私の友人S氏は埼玉県の川越市に住んでいる。
この人、その昔は田畑を広大に所有していた旧家の旦那で、今でも土地を企業に貸したり、アパートも数多く持っているから収入には余裕がある。
だから殆ど仕事らしい仕事をしていない。
本人は「結構色々と忙しいんだよ」と言うが、ウソだ。
その証拠に私が遊びに誘えば、ゴルフでもマージャンでも釣りでも二つ返事で応じてくれる、人柄温厚な根っからの善人でしかも遊び人。
そのS氏に浜名湖のキビレ釣りの話をした。
大体こういう場合、話が大袈裟になるのは釣り師の性(サガ)で、以前にもS氏と私の共通の知人から北海道は利尻島の鮭の話を大袈裟に聞かされて大勢で出かけた事がある。
「利尻の鮭の遡上は、ものすごいぜ」「海が一面鮭で真っ黒で、港じゃフェリーが群れに邪魔されて入港出来ない時があるんだ」。
「イカが多くて邪魔な国はジャマイカだろ」・・・ナーンジャそりゃ!てな調子だ。
実際出かけてみると、それなりに釣れるのだが言うほどの事はないのが常、そんなホラ話も結構楽しいから釣り好き同士では許される。
そんな脚色も交えてキビレ釣りの話をするとS氏、「連れてってくれー」となった。
夜釣りだから泊りがけ、しかも川越からは東京に住んでいる私よりもさらに40~50分道中に時間がかかるのだが本人は気にもしていない。
   
3月の中旬、まだ乗っ込みの初期に師匠とS氏と三人で湖上に出た。
今の時期はここだ、という師匠の判断で庄内湖の入口近く、牡蠣棚前の深場に船をつける。
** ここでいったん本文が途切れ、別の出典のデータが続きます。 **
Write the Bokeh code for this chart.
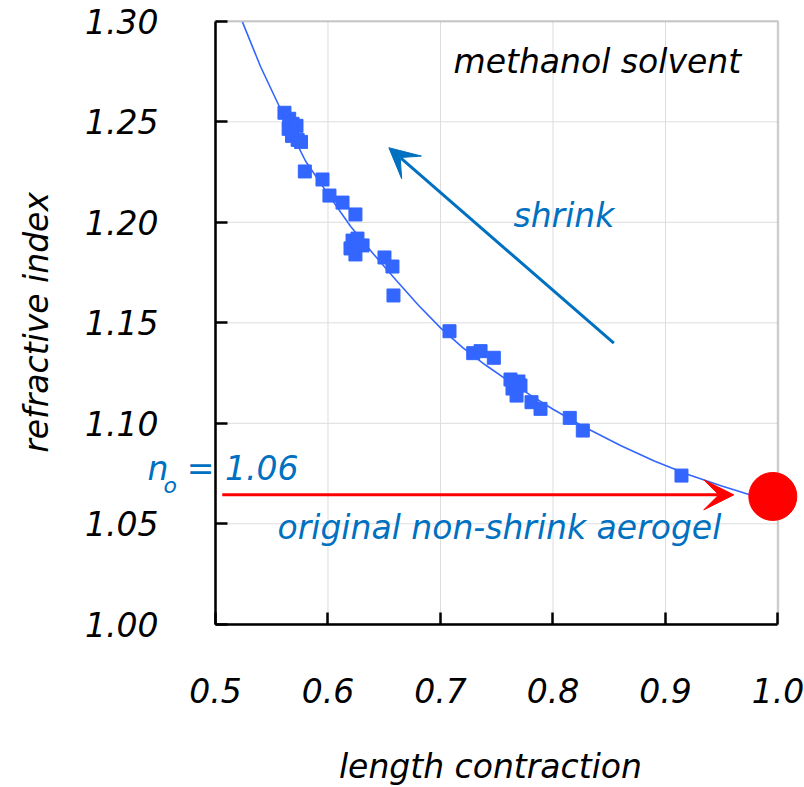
import math
from bokeh.plotting import figure
from bokeh.models import Label, Arrow, VeeHead, BoxAnnotation, FixedTicker
from bokeh.embed import file_html
from bokeh.resources import INLINE

# measured points (length contraction, refractive index)
x_meas = [0.5613, 0.5655, 0.5685, 0.5650, 0.5720, 0.5680, 0.5730, 0.5760,
          0.5794, 0.5951, 0.6013, 0.6129, 0.6244,
          0.6218, 0.6200, 0.6244, 0.6307, 0.6262,
          0.6502, 0.6573, 0.6582,
          0.7080, 0.7291, 0.7356, 0.7474,
          0.7622, 0.7693, 0.7711, 0.7640, 0.7676,
          0.7809, 0.7889, 0.8149, 0.8265, 0.9142]
y_meas = [1.2545, 1.2515, 1.2490, 1.2465, 1.2480, 1.2430, 1.2410, 1.2400,
          1.2253, 1.2213, 1.2133, 1.2098, 1.2039,
          1.1909, 1.1870, 1.1840, 1.1885, 1.1919,
          1.1825, 1.1780, 1.1636,
          1.1458, 1.1349, 1.1359, 1.1326,
          1.1218, 1.1208, 1.1188, 1.1173, 1.1138,
          1.1105, 1.1072, 1.1027, 1.0964, 1.0740]

# fitted curve
x_fit = [0.524, 0.540, 0.556, 0.568, 0.580, 0.600, 0.620, 0.640, 0.660, 0.680,
         0.700, 0.720, 0.740, 0.760, 0.780, 0.800, 0.830, 0.860, 0.890, 0.920,
         0.950, 0.975, 0.995]
y_fit = [1.2996, 1.2775, 1.2585, 1.2440, 1.2305, 1.2140, 1.1980, 1.1845, 1.1715,
         1.1590, 1.1475, 1.1375, 1.1290, 1.1212, 1.1140, 1.1070, 1.0975, 1.0890,
         1.0812, 1.0745, 1.0688, 1.0645, 1.0620]

# original non-shrink aerogel
x_orig = [0.9954]
y_orig = [1.0636]
n_o = 1.0644

x_ticks = [0.5, 0.6, 0.7, 0.8, 0.9, 1.0]
y_ticks = [1.00, 1.05, 1.10, 1.15, 1.20, 1.25, 1.30]
x_lo, x_hi = 0.5, 1.0
y_lo, y_hi = 1.0, 1.30

FONT = "DejaVu Sans"
FS = "33px"
BLUE_TXT = "#0070C0"
MARK = "#3366FF"

p = figure(width=804, height=787, output_backend="svg", toolbar_location=None,
           x_range=(0.30889, 1.02356), y_range=(0.91881, 1.31035),
           min_border=0, min_border_left=0, min_border_right=0,
           min_border_top=0, min_border_bottom=0)
p.outline_line_color = None
p.background_fill_color = "white"
p.border_fill_color = "white"
p.title.visible = False
p.xgrid.visible = False
p.ygrid.visible = False

# axes drawn at fixed locations inside the frame
for ax in (p.xaxis[0], p.yaxis[0]):
    ax.axis_line_color = "black"
    ax.axis_line_width = 2.5
    ax.major_tick_line_color = "black"
    ax.major_tick_line_width = 2.5
    ax.major_tick_in = 12
    ax.major_tick_out = 0
    ax.minor_tick_line_color = None
    ax.major_label_text_font = FONT
    ax.major_label_text_font_style = "italic"
    ax.major_label_text_font_size = FS
    ax.major_label_text_color = "black"

p.xaxis.ticker = FixedTicker(ticks=x_ticks)
p.yaxis.ticker = FixedTicker(ticks=y_ticks)
p.xaxis.bounds = (x_lo, x_hi)
p.yaxis.bounds = (y_lo, y_hi)
p.xaxis.fixed_location = y_lo
p.yaxis.fixed_location = x_lo
p.xaxis.major_label_overrides = {t: f"{t:.1f}" for t in x_ticks}
p.yaxis.major_label_overrides = {t: f"{t:.2f}" for t in y_ticks}
p.xaxis.major_label_standoff = 54
p.yaxis.major_label_standoff = 57

# grid
p.segment(x0=[x_lo] * len(y_ticks), x1=[x_hi] * len(y_ticks), y0=y_ticks, y1=y_ticks,
          line_color="#dddddd", line_width=1, level="underlay")
p.segment(x0=x_ticks, x1=x_ticks, y0=[y_lo] * len(x_ticks), y1=[y_hi] * len(x_ticks),
          line_color="#dddddd", line_width=1, level="underlay")

# top and right frame border
p.add_layout(BoxAnnotation(left=x_lo, right=x_hi, bottom=y_lo, top=y_hi,
                           fill_alpha=0, line_color="#808080", line_width=2.5,
                           level="underlay"))

# curve and points
p.line(x_fit, y_fit, line_color=MARK, line_width=1.6)
p.scatter(x_meas, y_meas, marker="square", size=13, fill_color=MARK,
          line_color=MARK)

# red arrow
p.add_layout(Arrow(end=VeeHead(size=30, fill_color="red", line_color="red", line_width=1),
                   x_start=0.506, y_start=n_o, x_end=0.9607, y_end=n_o,
                   line_color="red", line_width=3))
p.scatter(x_orig, y_orig, marker="circle", size=48, fill_color="red", line_color="red")

# shrink arrow
p.add_layout(Arrow(end=VeeHead(size=30, fill_color=BLUE_TXT, line_color=BLUE_TXT, line_width=1),
                   x_start=0.8541, y_start=1.1399, x_end=0.6541, y_end=1.2371,
                   line_color=BLUE_TXT, line_width=3))

def lab(x, y, text, color, size=FS, **kw):
    p.add_layout(Label(x=x, y=y, text=text, text_color=color, text_font=FONT,
                       text_font_style="italic", text_font_size=size, **kw))

lab(0.7116, 1.2705, "methanol solvent", "black")
lab(0.7649, 1.1935, "shrink", BLUE_TXT)
lab(0.5551, 1.0385, "original non-shrink aerogel", BLUE_TXT)
lab(0.4396, 1.0678, "n", BLUE_TXT)
lab(0.4538, 1.0629, "o", BLUE_TXT, "22px")
lab(0.4745, 1.0678, "= 1.06", BLUE_TXT)

# axis titles
lab(0.7444, 0.9198, "length contraction", "black", text_align="center")
lab(0.3409, 1.1502, "refractive index", "black", text_align="center",
    text_baseline="middle", angle=math.pi / 2)

open("out.html", "w").write(file_html(p, INLINE))
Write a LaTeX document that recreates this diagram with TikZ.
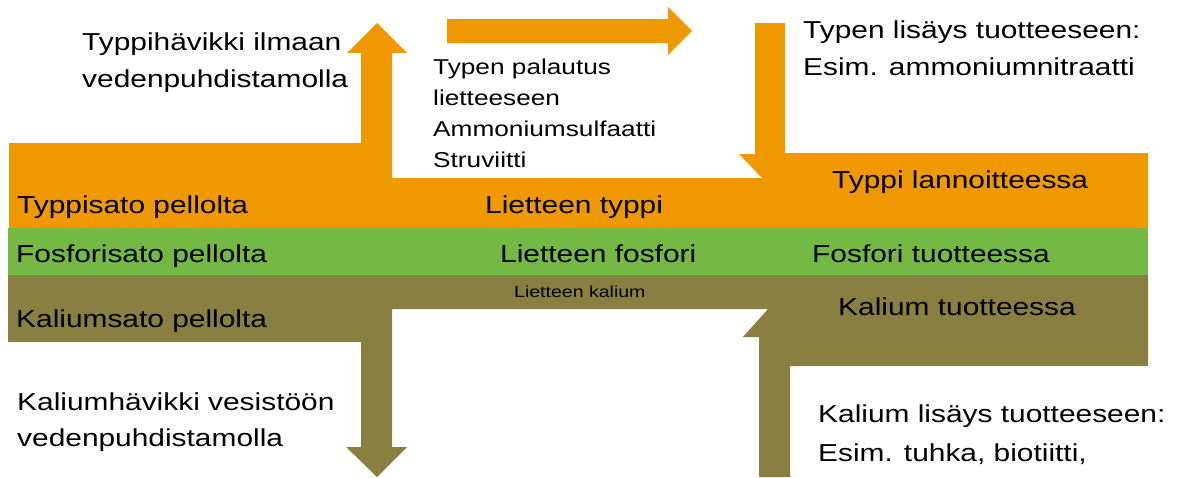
\documentclass[tikz,border=0pt]{standalone}
\usepackage{fontspec}
\setmainfont{Liberation Sans}
\newfontfamily\wfont[FakeStretch=1.22]{Liberation Sans}
\definecolor{typpi}{RGB}{240,152,0}
\definecolor{fosfori}{RGB}{115,185,68}
\definecolor{kalium}{RGB}{136,127,64}
\begin{document}
\begin{tikzpicture}[x=1pt,y=-1pt,
  big/.style={anchor=base west,inner sep=0pt,font=\wfont\fontsize{24.5}{30}\selectfont},
  mid/.style={anchor=base west,inner sep=0pt,font=\wfont\fontsize{21.5}{30}\selectfont},
  small/.style={anchor=base west,inner sep=0pt,font=\wfont\fontsize{16}{20}\selectfont}]
\useasboundingbox[fill=white] (0,0) rectangle (1177,477);
% nitrogen (orange)
\fill[typpi] (9,143) -- (361,143) -- (361,53) -- (347,53) -- (377,23) -- (407,53) -- (392,53)
  -- (392,178) -- (762,178) -- (739,154) -- (755,154) -- (755,23) -- (785,23) -- (785,153)
  -- (1148,153) -- (1148,228) -- (9,228) -- cycle;
\fill[typpi] (447,19) -- (668,19) -- (668,7) -- (692,31) -- (668,55) -- (668,43) -- (447,43) -- cycle;
% phosphorus (green)
\fill[fosfori] (8,228) rectangle (1148,275);
% potassium (olive)
\fill[kalium] (8,275) -- (1148,275) -- (1148,366) -- (790,366) -- (790,477) -- (759,477)
  -- (759,337) -- (743,337) -- (768,309) -- (392,309) -- (392,447) -- (407,447) -- (377,477)
  -- (346,447) -- (361,447) -- (361,342) -- (8,342) -- cycle;
% texts
\node[big] (ha1) at (82,50) {Typpihävikki ilmaan};
\node[big] (ha2) at (82,87) {vedenpuhdistamolla};
\node[mid] (pa1) at (433,74) {Typen palautus};
\node[mid] (pa2) at (433,105) {lietteeseen};
\node[mid] (pa3) at (433,136) {Ammoniumsulfaatti};
\node[mid] (pa4) at (433,167) {Struviitti};
\node[big] (li1) at (803,38) {Typen lisäys tuotteeseen:};
\node[big] (li2) at (803,75) {Esim. ammoniumnitraatti};
\node[big] (tl) at (832,188) {Typpi lannoitteessa};
\node[big] (lt) at (485,213) {Lietteen typpi};
\node[big] (ts) at (17,213) {Typpisato pellolta};
\node[big] (fs) at (16,262) {Fosforisato pellolta};
\node[big] (lf) at (500,262) {Lietteen fosfori};
\node[big] (ft) at (812,262) {Fosfori tuotteessa};
\node[small] (lk) at (514,297) {Lietteen kalium};
\node[big] (kt) at (838,315) {Kalium tuotteessa};
\node[big] (ks) at (16,327) {Kaliumsato pellolta};
\node[big] (kh1) at (17,410) {Kaliumhävikki vesistöön};
\node[big] (kh2) at (17,446) {vedenpuhdistamolla};
\node[big] (kl1) at (818,422) {Kalium lisäys tuotteeseen:};
\node[big] (kl2) at (818,461) {Esim. tuhka, biotiitti,};
\end{tikzpicture}
\end{document}
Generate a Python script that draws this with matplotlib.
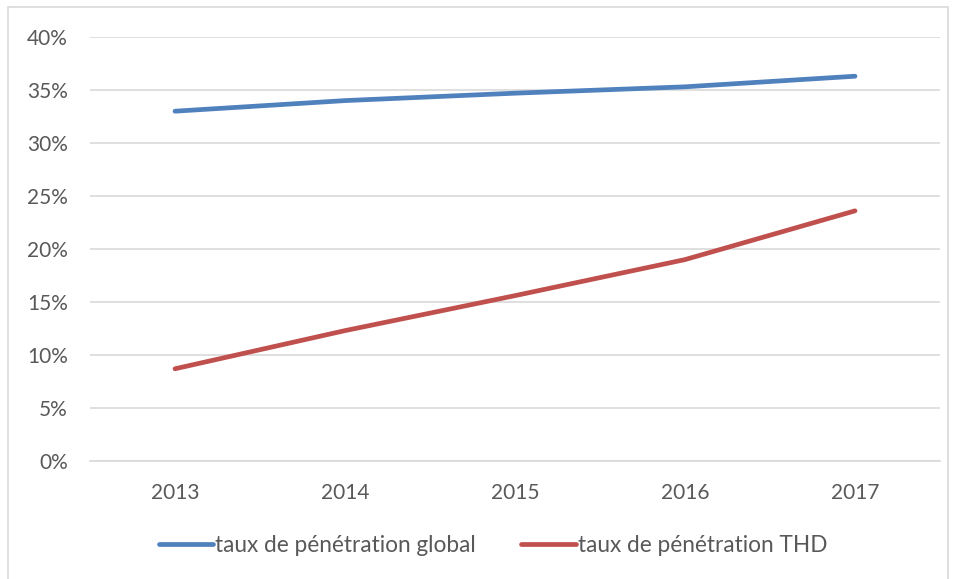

と、早くも師匠が一枚、しかしその日はそれっきりで終了。
「自然相手だから釣れない事もあるさ」と私、「そうだよな」とS氏。
そして次の日、同じ場所に入ると私に一枚、師匠にも一枚。もちろんゲストに釣って貰おうとポイントがS氏の正面に来るように船を着けたのだが・・・。
東京に帰るとすぐS氏から電話が入る、「次はいつ行くの~」「俺は平日でもいいぜ」、次の週、また出かける事となる。 
      

そろそろ3番筋でと思って中央航路の14番に船を着ける。多少の風はあったが、ここは乗っ込み時期の大本命ポイント。
上げ潮で私がキビレ1枚、黒鯛1枚、師匠がキビレ1枚、マダカ1本、下げっ端にさらに私1枚、師匠1枚、なぜかS氏には来ない。
仕掛けも餌も全て同じだし、何とか釣って貰おうと思うから釣り座も一番釣りやすい場所に位置してもらうのだが・・・しかもS氏は釣りが下手な訳でもない。
その後も、師匠と三人で又は私と二人でと何回も釣行を重ねるのだがしかし、S氏に魚は来ない。
なんとかS氏に釣ってもらおうと悪戦苦闘すると、これがことごとく裏目に出るのだ。
一度など、私が師匠に「今日は当たりが少ないね」と小声で話しかけると、師匠曰く「俺餌付けてないから」という、師匠の意図を察して同じようにしようと仕掛けを巻き上げる。と、その竿に魚が付いているといった按配なのだ。
意地になったS氏はそのシーズン中、フルに私に同行したのは言うまでもない。
8月終盤、落ち群れを狙って内山海岸に船を着ける、「Sさん何回坊主だった?」と訪ねると「13回目だ」と怒りをこめて答える。数えていたのだ!
その日幸運にも落ち群れに当たり、とうとう執念で3枚のキビレを釣ったS氏は喜び勇んで川越に帰っていった。
しかしその後、S氏は二度とキビレ釣りに行こうとは口にしなくなったし、私もS氏の前ではキビレという言葉は禁句となってしまったのである。

 

舘山寺の夜景・観覧車は遊園地パルパル。